Miocic stopped Fabricio Werdum with one punch in the first round to earn the title.
In addition, Ronaldo “Jacare” Souza earned a performance of the night for his stoppage of Vitor Belfort. Souza cut Belfort early on and was able to control the former UFC champion until a flurry of punches from the mount spelled the end as the referee stepped in to stop the fight.
The Fight of the Night went to Francisco Trinaldo and Yancy Medeiros which aired on FS1. All fighters earned $50,000 each.
Obviously, Cyborg, Little Nog and Damian Maia could have earned bonuses for their stoppages during the fights. Miocic one-punch victory was surprising but then again not surprising.
May 13, 2016
Bellator MMA has reached an agreement with Monster Energy Drink to extend its sponsorship agreement which will see the green “M” in the Bellator cage for years to come according to a press release.
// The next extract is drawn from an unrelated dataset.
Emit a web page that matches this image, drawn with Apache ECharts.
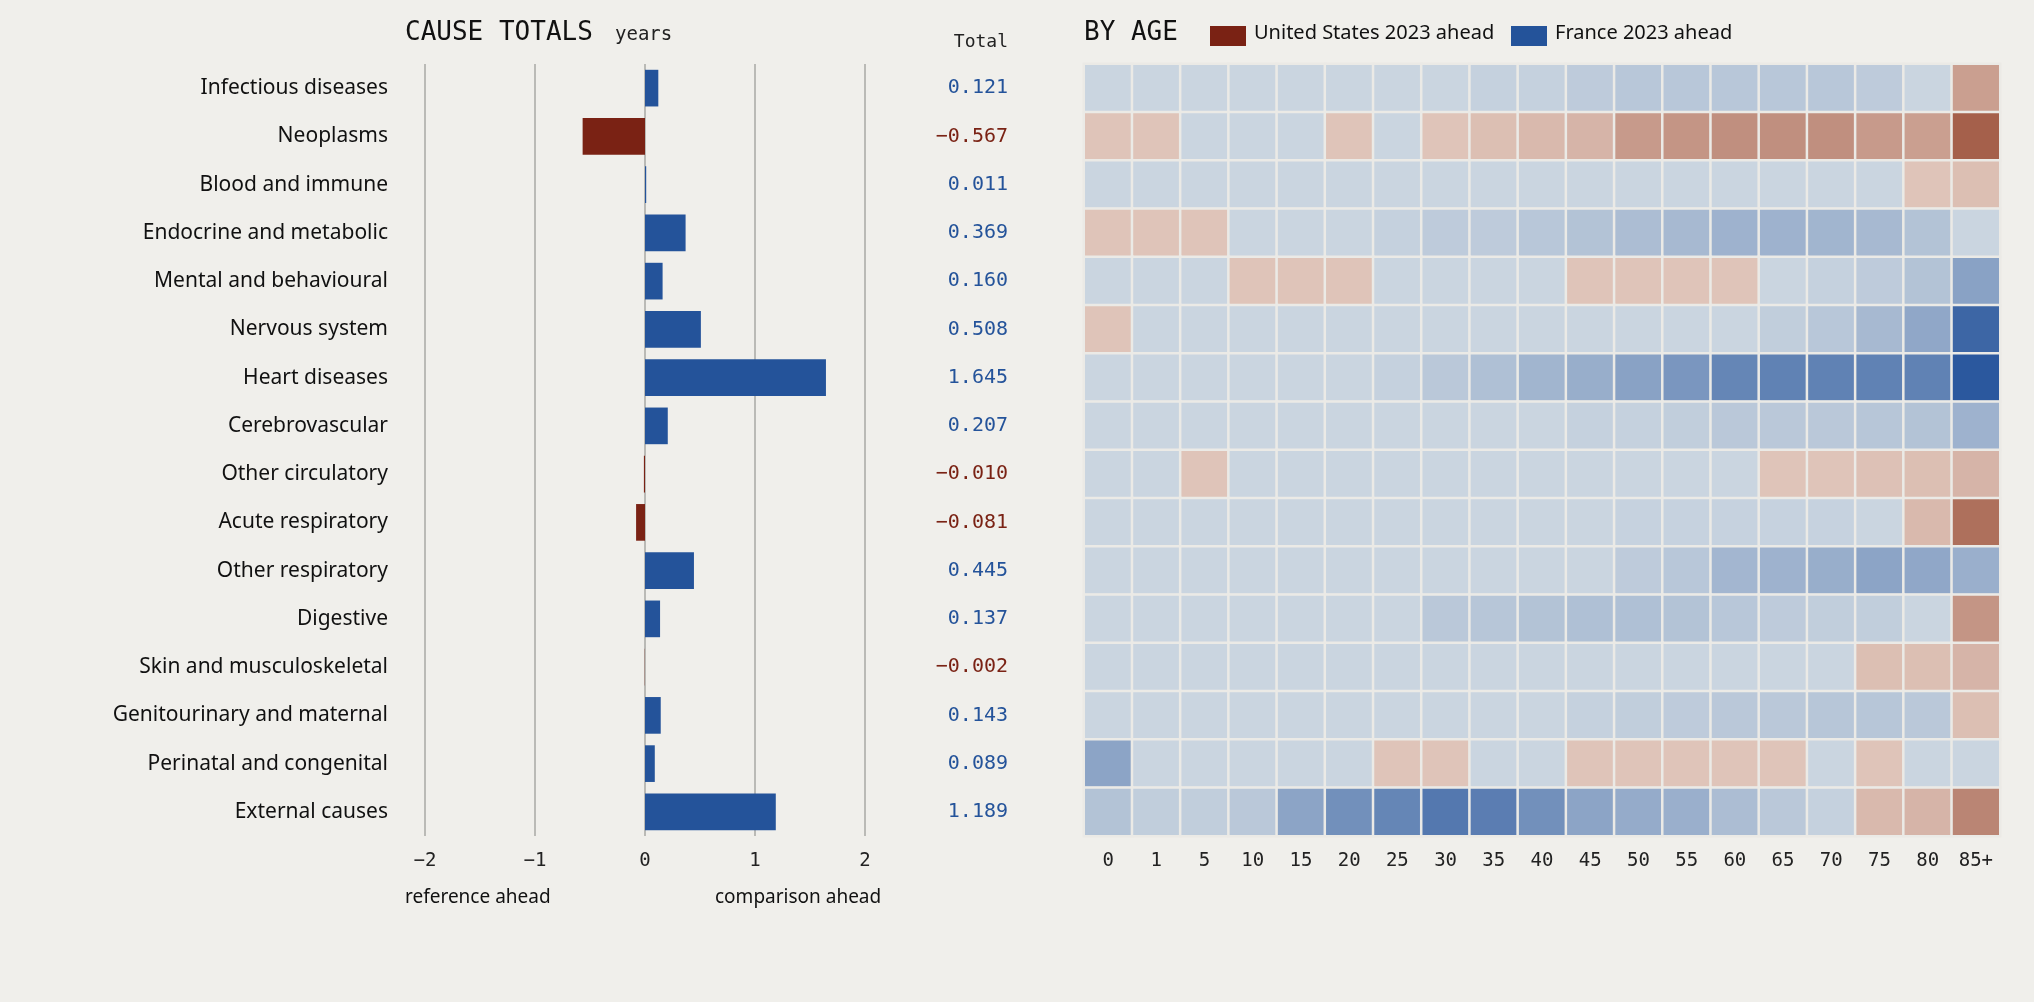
<!DOCTYPE html>
<html><head><meta charset="utf-8">
<script src="https://cdn.jsdelivr.net/npm/echarts@6/dist/echarts.min.js"></script>
<style>html,body{margin:0;padding:0;background:#f0efeb}#c{width:2034px;height:1002px}</style>
</head><body><div id="c"></div>
<script>
const causes = ["Infectious diseases","Neoplasms","Blood and immune","Endocrine and metabolic","Mental and behavioural","Nervous system","Heart diseases","Cerebrovascular","Other circulatory","Acute respiratory","Other respiratory","Digestive","Skin and musculoskeletal","Genitourinary and maternal","Perinatal and congenital","External causes"];
const totals = [0.121,-0.567,0.011,0.369,0.160,0.508,1.645,0.207,-0.010,-0.081,0.445,0.137,-0.002,0.143,0.089,1.189];
const ages = ["0","1","5","10","15","20","25","30","35","40","45","50","55","60","65","70","75","80","85+"];
const xTicks = [-2,-1,0,1,2];
const heat = [
 [0.05,0.05,0.05,0.05,0.05,0.05,0.05,0.05,0.08,0.08,0.12,0.15,0.15,0.15,0.15,0.15,0.12,0.05,-0.4],
 [-0.05,-0.05,0.05,0.05,0.05,-0.05,0.05,-0.05,-0.1,-0.15,-0.2,-0.45,-0.5,-0.55,-0.55,-0.55,-0.45,-0.4,-1],
 [0.05,0.05,0.05,0.05,0.05,0.05,0.05,0.05,0.05,0.05,0.05,0.05,0.05,0.05,0.05,0.05,0.05,-0.05,-0.1],
 [-0.05,-0.05,-0.05,0.05,0.05,0.05,0.08,0.12,0.12,0.15,0.18,0.22,0.25,0.3,0.3,0.28,0.25,0.18,0.05],
 [0.05,0.05,0.05,-0.05,-0.05,-0.05,0.05,0.05,0.05,0.05,-0.05,-0.05,-0.05,-0.05,0.05,0.08,0.12,0.18,0.42],
 [-0.05,0.05,0.05,0.05,0.05,0.05,0.05,0.05,0.05,0.05,0.05,0.05,0.05,0.05,0.1,0.15,0.25,0.38,0.85],
 [0.05,0.05,0.05,0.05,0.05,0.05,0.08,0.14,0.2,0.28,0.33,0.42,0.5,0.62,0.65,0.65,0.65,0.65,0.95],
 [0.05,0.05,0.05,0.05,0.05,0.05,0.05,0.05,0.05,0.05,0.08,0.08,0.1,0.14,0.14,0.14,0.16,0.18,0.3],
 [0.05,0.05,-0.05,0.05,0.05,0.05,0.05,0.05,0.05,0.05,0.05,0.05,0.05,0.05,-0.05,-0.05,-0.08,-0.1,-0.2],
 [0.05,0.05,0.05,0.05,0.05,0.05,0.05,0.05,0.05,0.05,0.05,0.07,0.07,0.07,0.07,0.07,0.05,-0.15,-0.85],
 [0.05,0.05,0.05,0.05,0.05,0.05,0.05,0.05,0.05,0.05,0.05,0.12,0.15,0.27,0.3,0.33,0.4,0.38,0.32],
 [0.05,0.05,0.05,0.05,0.05,0.05,0.05,0.14,0.16,0.18,0.2,0.2,0.18,0.15,0.12,0.1,0.1,0.05,-0.5],
 [0.05,0.05,0.05,0.05,0.05,0.05,0.05,0.05,0.05,0.05,0.05,0.05,0.05,0.05,0.05,0.05,-0.1,-0.1,-0.2],
 [0.05,0.05,0.05,0.05,0.05,0.05,0.05,0.05,0.05,0.05,0.08,0.1,0.12,0.14,0.14,0.16,0.16,0.14,-0.1],
 [0.4,0.05,0.05,0.05,0.05,0.05,-0.05,-0.05,0.05,0.05,-0.05,-0.05,-0.05,-0.05,-0.05,0.05,-0.05,0.05,0.05],
 [0.18,0.1,0.1,0.14,0.4,0.55,0.62,0.72,0.68,0.55,0.4,0.35,0.32,0.22,0.14,0.08,-0.15,-0.2,-0.65]
];
const RED='#7a2214', BLUE='#24539a';
function mix(a,b,t){const p=s=>[1,3,5].map(i=>parseInt(s.substr(i,2),16));const A=p(a),B=p(b);return 'rgb('+A.map((v,i)=>Math.round(v+(B[i]-v)*t)).join(',')+')';}
function cellColor(v){const t=Math.min(1,Math.abs(v));return v>=0?mix('#cad5e0','#22519a',Math.max(0,(t-0.05)/0.95)):mix('#dfc4b9','#a5604b',Math.max(0,(t-0.05)/0.95));}
const heatData=[];
heat.forEach((row,r)=>row.forEach((v,c)=>heatData.push({value:[c,r,v],itemStyle:{color:cellColor(v)}})));
const SANS='"Liberation Sans Narrow","Noto Sans",sans-serif', MONO='"DejaVu Sans Mono",monospace';
const chart=echarts.init(document.getElementById('c'));
chart.setOption({
 backgroundColor:'#f0efeb',animation:false,
 grid:[{left:425,top:64,width:440,height:772},{left:1084,top:64,width:916,height:772}],
 xAxis:[
  {gridIndex:0,type:'value',min:-2,max:2,interval:1,axisLine:{show:false},axisTick:{show:false},
   splitLine:{lineStyle:{color:'#a8a8a4',width:1.5}},axisLabel:{fontFamily:MONO,fontSize:19,color:'#222',margin:16,formatter:v=>String(v).replace('-','\u2212')}},
  {gridIndex:1,type:'category',data:ages,axisLine:{show:false},axisTick:{show:false},splitLine:{show:false},
   axisLabel:{fontFamily:MONO,fontSize:19,color:'#222',margin:16}}
 ],
 yAxis:[
  {gridIndex:0,type:'category',data:causes,inverse:true,axisLine:{show:false},axisTick:{show:false},
   axisLabel:{fontFamily:SANS,fontSize:21,color:'#111',margin:37}},
  {gridIndex:0,type:'category',data:totals.map(String),inverse:true,position:'right',axisLine:{show:false},axisTick:{show:false},
   axisLabel:{margin:143,align:'right',formatter:(v,i)=>{const n=totals[i];return '{'+(n<0?'r':'b')+'|'+(n<0?'\u2212':'')+Math.abs(n).toFixed(3)+'}';},
    rich:{r:{color:RED,fontFamily:MONO,fontSize:20},b:{color:BLUE,fontFamily:MONO,fontSize:20}}}},
  {gridIndex:1,type:'category',data:causes,inverse:true,show:false}
 ],
 series:[
  {type:'bar',xAxisIndex:0,yAxisIndex:0,barCategoryGap:'24%',
   data:totals.map(v=>({value:v,itemStyle:{color:v<0?RED:BLUE}}))},
  {type:'heatmap',xAxisIndex:1,yAxisIndex:2,data:heatData,itemStyle:{borderColor:'#ebeae6',borderWidth:2.5}}
 ],
 graphic:[
  {type:'text',left:405,top:20,style:{text:'CAUSE TOTALS',fontFamily:MONO,fontSize:26,fill:'#111'}},
  {type:'text',left:615,top:26,style:{text:'years',fontFamily:MONO,fontSize:19,fill:'#222'}},
  {type:'text',right:1026,top:33,style:{text:'Total',fontFamily:MONO,fontSize:18,fill:'#222'}},
  {type:'text',left:405,top:888,style:{text:'reference ahead',fontFamily:SANS,fontSize:19,fill:'#111'}},
  {type:'text',left:715,top:888,style:{text:'comparison ahead',fontFamily:SANS,fontSize:19,fill:'#111'}},
  {type:'text',left:1084,top:20,style:{text:'BY AGE',fontFamily:MONO,fontSize:26,fill:'#111'}},
  {type:'rect',left:1210,top:26,shape:{width:36,height:20},style:{fill:RED}},
  {type:'text',left:1254,top:23,style:{text:'United States 2023 ahead',fontFamily:SANS,fontSize:20,fill:'#111'}},
  {type:'rect',left:1511,top:26,shape:{width:36,height:20},style:{fill:BLUE}},
  {type:'text',left:1555,top:23,style:{text:'France 2023 ahead',fontFamily:SANS,fontSize:20,fill:'#111'}}
 ]
});
</script></body></html>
Via Bellator MMA press release:
Monster will continue to own highly visible inventory inside the Bellator cage and sponsor concourse activations during events as well as additional off-site promotional activations. To complement the live event experience, Monster and Bellator will look to engage in a multi-faceted activation plan intended to build customer loyalty and drive tune-in of the Bellator broadcasts on Spike. The sponsorship extension will also see Bellator MMA continue to put on fights during the “Monster Energy Cup” – an event that showcases the world’s top supercross riders in a head to-head battle for the coveted “Monster Energy Cup” award and the chance to win one million dollars.
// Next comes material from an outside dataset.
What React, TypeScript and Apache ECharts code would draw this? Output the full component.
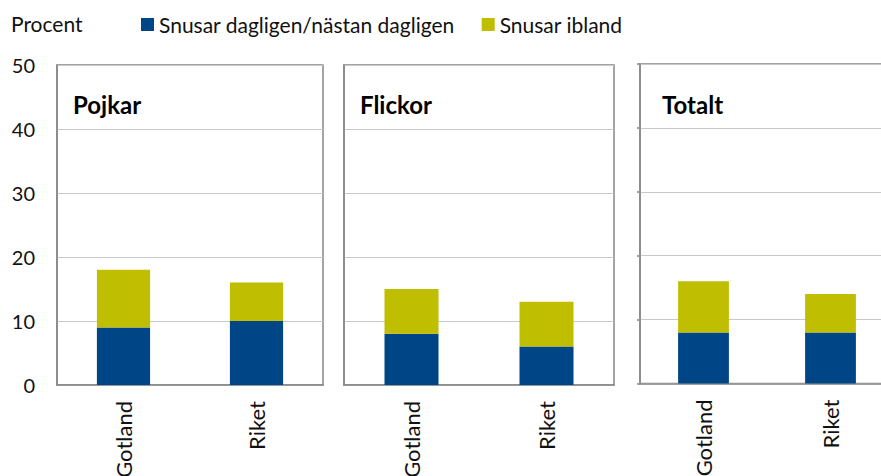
import React, { useEffect, useRef } from "react";
import * as echarts from "echarts";

const categories = ["Gotland", "Riket"];
const panelTitles = ["Pojkar", "Flickor", "Totalt"];
const seriesNames = ["Snusar dagligen/nästan dagligen", "Snusar ibland"];
const dailyPojkar = [9, 10];
const occasionalPojkar = [9, 6];
const dailyFlickor = [8, 6];
const occasionalFlickor = [7, 7];
const dailyTotalt = [8, 8];
const occasionalTotalt = [8, 6];
const yTicks = [0, 10, 20, 30, 40, 50];

const FONT = "Lato, 'Liberation Sans', sans-serif";
const BLUE = "#004585";
const YELLOW = "#bfbe00";
const AXIS = "#878787";
const GRID = "#c8c8c8";

export default function App() {
  const ref = useRef<HTMLDivElement>(null);
  useEffect(() => {
    if (!ref.current) return;
    const chart = echarts.init(ref.current, undefined, { renderer: "svg" });
    const grids: any[] = [
      { left: 57, top: 65, width: 266, height: 320 },
      { left: 344, top: 65, width: 270, height: 320 },
      { left: 640, top: 64, width: 254, height: 319.5 },
    ];
    const daily = [dailyPojkar, dailyFlickor, dailyTotalt];
    const occasional = [occasionalPojkar, occasionalFlickor, occasionalTotalt];
    const titleX = [73, 360, 662];

    const option: any = {
      animation: false,
      textStyle: { fontFamily: FONT },
      legend: {
        data: seriesNames,
        left: 136,
        top: 9,
        itemWidth: 13,
        itemHeight: 13,
        itemGap: 27,
        icon: "rect",
        textStyle: { fontFamily: FONT, fontSize: 21, color: "#111" },
        selectedMode: false,
      },
      graphic: [
        {
          type: "text",
          left: 11,
          top: 13,
          style: { text: "Procent", fontFamily: FONT, fontSize: 21, fill: "#111" },
        },
        ...panelTitles.map((t, i) => ({
          type: "text",
          x: titleX[i],
          y: 104,
          style: {
            text: t,
            fontFamily: FONT,
            fontSize: 24,
            fontWeight: "bold",
            fill: "#000",
            verticalAlign: "middle",
          },
        })),
      ],
      grid: grids.map((g) => ({
        ...g,
        show: true,
        borderColor: AXIS,
        borderWidth: 1.5,
        backgroundColor: "transparent",
        containLabel: false,
        outerBoundsMode: "none",
      })),
      xAxis: grids.map((_, i) => ({
        type: "category",
        gridIndex: i,
        data: categories,
        axisLine: { show: true, lineStyle: { color: AXIS, width: 1.5 } },
        axisTick: { show: false },
        axisLabel: {
          rotate: 90,
          margin: 16,
          fontSize: 22,
          fontFamily: FONT,
          color: "#111",
          interval: 0,
        },
      })),
      yAxis: grids.map((_, i) => ({
        type: "value",
        gridIndex: i,
        min: yTicks[0],
        max: yTicks[yTicks.length - 1],
        interval: 10,
        axisLine: { show: true, lineStyle: { color: AXIS, width: 1.5 } },
        axisTick: {
          show: i === 2,
          length: 3,
          lineStyle: { color: AXIS, width: 1.5 },
        },
        splitLine: { show: true, lineStyle: { color: GRID, width: 1 } },
        axisLabel: {
          show: i === 0,
          margin: 22,
          fontSize: 20,
          fontFamily: FONT,
          color: "#111",
        },
      })),
      series: grids.flatMap((_, i) => [
        {
          name: seriesNames[0],
          type: "bar",
          stack: "s" + i,
          xAxisIndex: i,
          yAxisIndex: i,
          barWidth: "40%",
          itemStyle: { color: BLUE },
          data: daily[i],
        },
        {
          name: seriesNames[1],
          type: "bar",
          stack: "s" + i,
          xAxisIndex: i,
          yAxisIndex: i,
          barWidth: "40%",
          itemStyle: { color: YELLOW },
          data: occasional[i],
        },
      ]),
    };
    chart.setOption(option);
    return () => chart.dispose();
  }, []);
  return (
    <div
      ref={ref}
      style={{ position: "fixed", left: 0, top: 0, width: 881, height: 476, background: "#fff" }}
    />
  );
}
Monster is also the “Official Energy Drink” of the UFC and with this agreement will have honed in on the MMA demo. It’s clear that the company sees the MMA demo of young (mostly male) adults correlates with the company’s target market. The announcement comes the day before Bellator 154 which features Phil Davis taking on King Mo. Davis is a Monster Energy-sponsored athlete per the Bellator release. In addition, Rampage Jackson, Joe Schilling, Michael Chandler, Joey Beltran and Brennan Ward are Monster-sponsored as well.
May 13, 2016
Carlos Diego Ferreira was flagged by USADA of a potential Anti-Doping Policy violation. The notification is a result of an out-of-competition sample collection. He has been taken off o the May 29th UFC card in Las Vegas where he was to meet Abel Trujillo.
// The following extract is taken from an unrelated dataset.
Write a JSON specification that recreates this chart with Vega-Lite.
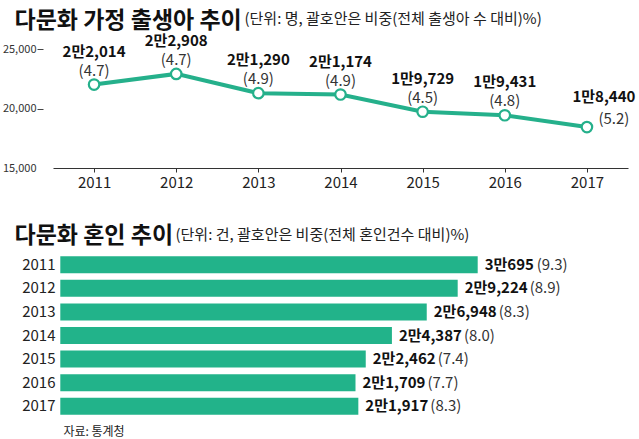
{
  "$schema": "https://vega.github.io/schema/vega-lite/v6.json",
  "padding": {"left": 2, "top": 9, "right": 4, "bottom": 2},
  "background": "white",
  "spacing": 34,
  "config": {"view": {"stroke": null}, "font": "Noto Sans CJK KR"},
  "title": {
    "text": "자료: 통계청",
    "orient": "bottom",
    "anchor": "start",
    "frame": "bounds",
    "baseline": "top",
    "dx": 61,
    "offset": 9,
    "fontSize": 12,
    "fontWeight": "normal",
    "color": "#222222"
  },
  "vconcat": [
    {
      "width": 575,
      "height": 119,
      "data": {
        "values": [
          {"year": 2011, "births": 22014, "label": "2만2,014", "share": "(4.7)"},
          {"year": 2012, "births": 22908, "label": "2만2,908", "share": "(4.7)"},
          {"year": 2013, "births": 21290, "label": "2만1,290", "share": "(4.9)"},
          {"year": 2014, "births": 21174, "label": "2만1,174", "share": "(4.9)"},
          {"year": 2015, "births": 19729, "label": "1만9,729", "share": "(4.5)"},
          {"year": 2016, "births": 19431, "label": "1만9,431", "share": "(4.8)"},
          {"year": 2017, "births": 18440, "label": "1만8,440", "share": "(5.2)"}
        ]
      },
      "encoding": {
        "x": {
          "field": "year",
          "type": "ordinal",
          "scale": {"type": "point", "padding": 0.5},
          "axis": {
            "title": "다문화 가정 출생아 추이",
            "titleAlign": "left",
            "titleAnchor": "start",
            "titleBaseline": "alphabetic",
            "titleX": -39,
            "titleY": -141,
            "titleFontSize": 23,
            "titleFontWeight": "bold",
            "titleColor": "#111111",
            "labelAngle": 0,
            "domainColor": "#333333",
            "domainWidth": 1.2,
            "tickColor": "#333333",
            "tickSize": 4,
            "labelFontSize": 15,
            "labelColor": "#222222",
            "labelPadding": 3,
            "grid": false
          }
        },
        "y": {
          "field": "births",
          "type": "quantitative",
          "scale": {"domain": [15000, 25000], "nice": false, "zero": false},
          "axis": {
            "title": "(단위: 명, 괄호안은 비중(전체 출생아 수 대비)%)",
            "titleAngle": 0,
            "titleAlign": "left",
            "titleBaseline": "alphabetic",
            "titleX": 201,
            "titleY": -26,
            "titleFontSize": 15,
            "titleFontWeight": "normal",
            "titleColor": "#222222",
            "values": [15000, 20000, 25000],
            "labelExpr": "format(datum.value, ',')",
            "domain": false,
            "grid": false,
            "offset": 10,
            "tickSize": 6,
            "tickColor": "#444444",
            "tickOpacity": {"condition": {"test": "datum.value == 15000", "value": 0}, "value": 1},
            "labelFontSize": 11,
            "labelColor": "#333333",
            "labelPadding": 1
          }
        }
      },
      "layer": [
        {"mark": {"type": "line", "color": "#25b08b", "strokeWidth": 4}},
        {"mark": {"type": "point", "filled": true, "fill": "white", "stroke": "#25b08b", "strokeWidth": 2.2, "size": 110, "opacity": 1}},
        {
          "transform": [{"filter": "datum.year != 2017"}],
          "mark": {"type": "text", "fontWeight": "bold", "fontSize": 15, "dy": -33, "baseline": "middle", "color": "#111111"},
          "encoding": {"text": {"field": "label"}}
        },
        {
          "transform": [{"filter": "datum.year != 2017"}],
          "mark": {"type": "text", "fontSize": 15, "dy": -14, "baseline": "middle", "color": "#333333"},
          "encoding": {"text": {"field": "share"}}
        },
        {
          "transform": [{"filter": "datum.year == 2017"}],
          "mark": {"type": "text", "fontWeight": "bold", "fontSize": 15, "dy": -30, "dx": 17, "baseline": "middle", "color": "#111111"},
          "encoding": {"text": {"field": "label"}}
        },
        {
          "transform": [{"filter": "datum.year == 2017"}],
          "mark": {"type": "text", "fontSize": 15, "dy": -8, "dx": 27, "baseline": "middle", "color": "#333333"},
          "encoding": {"text": {"field": "share"}}
        }
      ]
    },
    {
      "width": 560,
      "height": 165,
      "data": {
        "values": [
          {"year": 2011, "marriages": 30695, "label": "3만695", "share": "(9.3)"},
          {"year": 2012, "marriages": 29224, "label": "2만9,224", "share": "(8.9)"},
          {"year": 2013, "marriages": 26948, "label": "2만6,948", "share": "(8.3)"},
          {"year": 2014, "marriages": 24387, "label": "2만4,387", "share": "(8.0)"},
          {"year": 2015, "marriages": 22462, "label": "2만2,462", "share": "(7.4)"},
          {"year": 2016, "marriages": 21709, "label": "2만1,709", "share": "(7.7)"},
          {"year": 2017, "marriages": 21917, "label": "2만1,917", "share": "(8.3)"}
        ]
      },
      "encoding": {
        "y": {
          "field": "year",
          "type": "ordinal",
          "scale": {"paddingInner": 0.28, "paddingOuter": 0.14},
          "axis": {
            "title": "(단위: 건, 괄호안은 비중(전체 혼인건수 대비)%)",
            "titleAngle": 0,
            "titleAlign": "left",
            "titleBaseline": "alphabetic",
            "titleX": 122,
            "titleY": -14,
            "titleFontSize": 15,
            "titleFontWeight": "normal",
            "titleColor": "#222222",
            "domain": false,
            "ticks": false,
            "labelPadding": -2,
            "labelFontSize": 15,
            "labelColor": "#222222"
          }
        },
        "x": {
          "field": "marriages",
          "type": "quantitative",
          "scale": {"domain": [-537, 40645], "nice": false},
          "axis": {
            "title": "다문화 혼인 추이",
            "labels": false,
            "ticks": false,
            "domain": false,
            "grid": false,
            "titleAnchor": "start",
            "titleAlign": "left",
            "titleBaseline": "alphabetic",
            "titleX": -39,
            "titleY": -176,
            "titleFontSize": 23,
            "titleFontWeight": "bold",
            "titleColor": "#111111"
          }
        }
      },
      "layer": [
        {"mark": {"type": "bar", "color": "#22b38a"}},
        {
          "mark": {"type": "text", "fontWeight": "bold", "fontSize": 15, "dx": 7, "align": "left", "baseline": "middle", "color": "#111111"},
          "encoding": {"text": {"field": "label"}}
        },
        {
          "transform": [{"filter": "datum.year != 2011"}],
          "mark": {"type": "text", "fontSize": 15, "dx": 72, "align": "left", "baseline": "middle", "color": "#333333"},
          "encoding": {"text": {"field": "share"}}
        },
        {
          "transform": [{"filter": "datum.year == 2011"}],
          "mark": {"type": "text", "fontSize": 15, "dx": 59, "align": "left", "baseline": "middle", "color": "#333333"},
          "encoding": {"text": {"field": "share"}}
        }
      ]
    }
  ]
}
The UFC has issued its standard statement with respect to being notified by USADA of a possible violation by one of its contracted fighters.
Fighters flagged by USADA for potential anti-doping violations
Carlos Diego Ferreira
Yoel Romero (penalty reduced to 6-month suspension via settlement)
Mirko Cro Cop
The 31-year old Brazilian fighter is 3-2 in the UFC. According to the USADA database, he’s been tested twice in 2016. He was not tested in 2015. MMA Payout will keep you posted.
May 12, 2016
The fourth episode of The Ultimate Fighter 23 drew a live plus same day rating of 336,000 viewers. It’s one of the lowest viewership ratings for a TUF episode.
In the fight of the show, Andrew Sanchez defeated Myron Dennis via unanimous decision.
Per Sports TV Ratings, the episode drew 226,000 viewers in the adult 18-49 demo. The 336,000 viewers is an all-time low for the series on FS1. Prior to this Episode 5 of TUF 21 drew just 340,000 viewers.
In comparison to this episode, last spring TUF 21 Episode 3 drew 364,000 viewers.
An NHL Game 7 and two NBA Playoff games on TNT probably spelled the doom for any live viewers of TUF. The Golden State-Warriors-Portland Trailblazers Game 5 drew over 6 million viewers according to Sports TV Ratings. As we know, we should see an uptick in viewership due to the DVR ratings.
May 12, 2016
Ronda Rousey has agreed to change a portion of her autobiography to avoid a potential defamation lawsuit from former manager Darin Harvey.
Rousey’s autobiography which was released last year included a section which describes Harvey. The former UFC women’s bantamweight champion agreed to change the section for the second release when it comes out in paperback, ebook and audiobook.
The two parties settled their lawsuit in February. After a California State Athletic Commission ruled in Rousey’s favor with respect that her contract with Harvey was not valid, a lawsuit filed by Harvey in Los Angeles Superior Court remained. The court had ordered the case to go to arbitration. Yet, this new wrinkle appears to tie up loose ends.
Or does it. According to MMA Junkie, Havey claims that comments made by Rousey’s attorney in the LA lawsuit about the changes in the book were in violation of the confidential settlement agreement.
Just because Rousey and her publishing company are changing a portion of the book, it does not mean that what Rousey wrote about Harvey would be defamation. However, the prolonged litigation would have been a drag on Rousey and affect the book sales as well as a potential movie on the autobiography which is a possibility. You might recall that Rousey recently signed a deal with the Lifetime Network. For Harvey, it gives him piece of mind about his past business relationship. Of course the new wrinkle is the comments made by Rousey’s attorney in the LA lawsuit. He was not the party representing her in the potential defamation matter and Harvey’s comments make it seem like this might not be over. Violating a confidential settlement agreement has its penalties which would be included in the agreement. It would be hard to speculate on what the parties agreed to but they usually involve monetary penalties or a voiding of the agreement. Of course, a party to the agreement would have to prove that the terms were violated.